Forming a Partnership verus a sole proprietor or Corporation


The second legal business form is known as a partnership. As you might suspect, a partnership is a legal business entity that has two or more owners. Similar to a sole proprietorship, a partnership's business name must be registered at your state/provincial government office, unless the business name consists of each partner's name (applies in most jurisdictions). The cost to register a partnership hovers between $100 - $200 (accounting & legal fees not included).

General background information on the partners may also be required to ensure that the partnership does not develop a tendency to act against public interest or safety. Such information is a means of deterring the partnership from acting unethically.

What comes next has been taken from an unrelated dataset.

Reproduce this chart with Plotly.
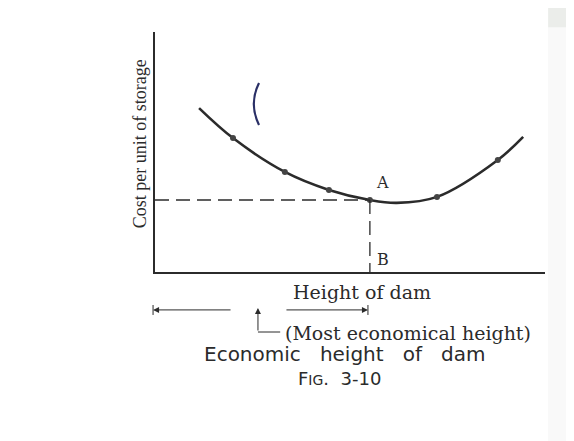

A partnership tends to work well for individuals with mutual goals, but with different resources and knowledge. Each partner is a co-owner of the business and is entitled to "share" a portion of the profits and losses. The sharing of profits and losses depend on several factors and as a result each partner should consult an accountant and/or a lawyer. These professionals will advise the owners to develop a Partnership Agreement. A Partnership Agreement generally details issues such as; a description of the rights, interests, and responsibilities of each partner. Other issues considered under a partnership agreement may include;

  • the amount and type of capital each will contribute to the business;
  • the division of profits and losses;
  • the extent to which profits and losses will be reinvested into the business;
  • the point in time when profits will no longer be reinvested;
  • the amount each partner can withdraw from the company;
  • the procedure for the death, termination, illness, retirement of a partner;
  • will additional partners be added and if so, what criteria must be met;
  • the procedure for financial accounting and record keeping;
  • the management role and authority of each partner with regard to decision making and resolution of disputes;
  • And so on...

In a nutshell, if a partnership agreement is not developed, then the partnership may ultimately be governed by the Partnership Act. The Partnership Act was developed by the government and may not be appropriate for your particular partnership (chances are it won't ).

A partnership can be dissolved at any time, and is automatically dissolved upon the death of any one owner; unless otherwise stated in the Partnership Agreement. Each owner MUST accept all responsibilities and assume all risks. Furthermore, each owner is personally responsible for all debts incurred by the business and, in many cases, is responsible for any wrongdoings of employees. Any business contract or dealing made by one partner automatically becomes legally binding by all partners of the company. In effect, each partner is responsible for the mistakes or discretions of every other partner.

There is no distinction between the assets of the business and the owners of a partnership. Moreover, if the partnership (the business) cannot pay its bills, creditors can sue the owners and take claim of their personal assets. In other words, each partner has unlimited liability; beyond the extent of his/her personal investment into the partnership.

Owners of a partnership, like a sole proprietorship, periodically "DRAW" (withdrawal) cash from their company to pay for personal living expenses. These monies are referred to as drawings. Many owners of partnerships consider drawings to be a salary. From a legal stand point, however, a cash drawing is not and should not be considered a salary of the partners. The reason is simple; owners of a partnership CANNOT enter into a legal binding contract with themselves and therefore, CANNOT hire & pay themselves a salary. In order words, if owners of a partnership plans to receive money from their company, they will receive it through drawings; not salaries.

Accounting for a drawing and a salary has accounting implication. Furthermore, a salary is considered an expense of the business and therefore, reduces taxable income (thus reducing the tax obligation). A drawing, on the other hand, is NOT an expense and therefore, it does NOT reduce taxable income. Moreover, as discussed under the equity section of the Balance Sheet, a drawing reduces an owner's capital (ownership) in his/her company.

Partnership (business) earnings accrue to each owner while losses can be written off against each partner's sources of income as outlined in their Partnership Agreement.